Diving’s a skill that can take you anywhere and introduce you to an awesome community of like-minded adventurers. If you’re PADI-certified, you can pretty much dive anywhere in the world. Why not take a trip to Belize and dive into its famous Blue Hole? If you want to take it up a notch, become a certified PADI-certified instructor and lead dives in some of the world’s most beautiful locations, including Malaysia, New Zealand, Costa Rica, Argentina, Thailand, and Australia. You can find out more about PADI certification here.

3 You'll Make New Friends

Group of scuba divers

The scuba diving community is a friendly and welcoming one, and diving courses are a great place to meet like-minded people from all over the world. Yes, there’s probably going to be one or two people in your diving course who thinks they know better than the instructor, or are more obsessed with getting selfies than they are with learning to use the breathing apparatus. Just avoid eye contact when it's time to buddy up with someone.

Learn to dive courses generally run over a few days, so you’ve got plenty of time to socialise and get to know people. Head out with your fellow diving course buddies after a day on the water and share in your experiences. Gap years are all about meeting new people and learning about different cultures and countries. This is a perfect way to do it. 

4 It Teaches You To Focus

Blocks that spell focus

When diving, focus is key. It's actually super vital to the safety of you and all those you're diving with. You need to be able to concentrate on the job at hand, be present in the moment and block out any distractions, all the while remaining aware of your surrounds and looking out for any potential dangers. You cannot be distracted by other thoughts, such as the hotel buffet or that missing pair of hiking boots. Focus not only helps to keep you and those around you safe, it also allows you to truly appreciate the diving experience.

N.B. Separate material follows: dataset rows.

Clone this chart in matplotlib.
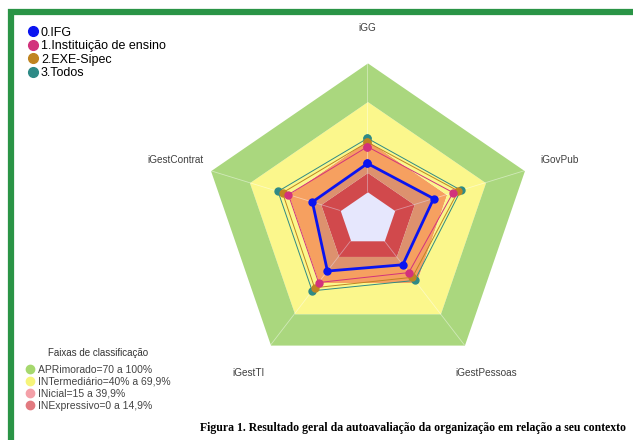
import numpy as np
import matplotlib.pyplot as plt
from matplotlib.lines import Line2D
from matplotlib.patches import Rectangle

axis_labels = ['iGG', 'iGovPub', 'iGestPessoas', 'iGestTI', 'iGestContrat']
series_names = ['0.IFG', '1.Instituição de ensino', '2.EXE-Sipec', '3.Todos']
ifg = [22, 30, 23, 29, 21.5]
instituicao = [35, 45, 30.5, 40, 40]
exe_sipec = [38.5, 49, 35, 45, 44.5]
todos = [41.5, 51, 38, 48, 48]
band_edges = [0, 15, 40, 70, 100]
band_names = ['APRimorado=70 a 100%', 'INTermediário=40% a 69,9%',
              'INicial=15 a 39,9%', 'INExpressivo=0 a 14,9%']
caption = 'Figura 1. Resultado geral da autoavaliação da organização em relação a seu contexto'

series = [ifg, instituicao, exe_sipec, todos]
series_colors = ['#0a14f0', '#d2327c', '#c08420', '#2e8a86']
band_colors = ['#e8503a', '#f6a060', '#fbf78c', '#aad77e']   # inner -> outer
legend_band_colors = ['#a6d86e', '#f6f47a', '#f4a0a8', '#e27a80']

plt.rcParams['font.family'] = ['Liberation Sans', 'DejaVu Sans']

fig = plt.figure(figsize=(6.33, 4.4), dpi=100)
ax = fig.add_axes([0.3199, 0.148, 0.5213, 0.709], projection='polar')
ax.set_theta_offset(np.pi / 2)
ax.set_theta_direction(-1)
ax.set_rorigin(-21)
ax.set_ylim(0, 100)
ax.set_aspect('auto')
ax.axis('off')

theta = np.arange(len(axis_labels)) * 2 * np.pi / len(axis_labels)
tc = np.append(theta, theta[0])

# classification bands
for i in range(len(band_edges) - 1):
    lo = np.full(len(tc), band_edges[i])
    hi = np.full(len(tc), band_edges[i + 1])
    ax.fill_between(tc, lo, hi, color=band_colors[i], lw=0, zorder=1, clip_on=False)

# spokes
for t in theta:
    ax.plot([t, t], [0, 100], color='white', lw=0.6, alpha=0.45, zorder=2)

# series
for vals, col, name in list(zip(series, series_colors, series_names))[::-1]:
    vc = np.append(vals, vals[0])
    if name == '0.IFG':
        ax.fill(tc, vc, color=col, alpha=0.1, lw=0, zorder=3, clip_on=False)
        ax.plot(tc, vc, color=col, lw=2, marker='o', ms=5, zorder=5)
    else:
        ax.plot(tc, vc, color=col, lw=0.7, marker='o', ms=5, zorder=4)

for t, lab in zip(theta, axis_labels):
    ax.text(t, 127, lab, ha='center', va='center', fontsize=7.2, color='#404040',
            clip_on=False)

# series legend
h1 = [Line2D([], [], ls='none', marker='o', ms=7, color=c) for c in series_colors]
fig.legend(h1, series_names, loc='upper left', bbox_to_anchor=(0.036, 0.951),
           frameon=False, fontsize=9, handlelength=0.8, handletextpad=0.25,
           labelspacing=0.12, borderaxespad=0)

# band legend
h2 = [Line2D([], [], ls='none', marker='o', ms=6, color=c) for c in legend_band_colors]
leg2 = fig.legend(h2, band_names, loc='lower left', bbox_to_anchor=(0.034, 0.057),
                  frameon=False, fontsize=7.5, handlelength=0.8, handletextpad=0.35,
                  labelspacing=0.2, borderaxespad=0, title='Faixas de classificação',
                  title_fontsize=7)
leg2._legend_box.sep = 5
for t in leg2.get_texts():
    t.set_color('#444444')
leg2.get_title().set_color('#333333')

fig.text(0.652, 1 - 428 / 440, caption, ha='center', va='center',
         family='Liberation Serif', weight='bold', fontsize=8.5)

# green frame
fig.add_artist(Rectangle((11 / 633, -0.2), 1.3, 1.2 - 11.5 / 440,
                         transform=fig.transFigure, fill=False,
                         edgecolor='#2a9446', lw=4.5))

fig.savefig('out.png', dpi=100)
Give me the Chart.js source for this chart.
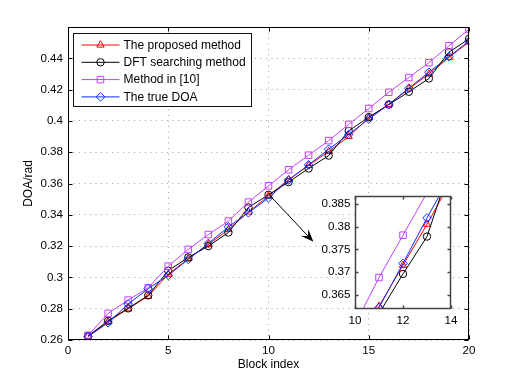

5 You'll Become Part Of A Whole New World 


"A Whole New World" is not simply a song from that movie Aladdin. It a short phrase that pretty much sums up why underwater exploration and diving is so fascinating. More than 70 percent of the Earth’s surface is covered in water, and there really is a whole new world to discover under that splashing surface. From mysterious shipwrecks to aquatic cities populated by colourful fish, marine mammals, and more downright weird and pretty ugly creatures, the depths of the ocean is truly something to behold. And it's a privilege only divers can really properly experience. That’s one pretty sweet club to become a part of.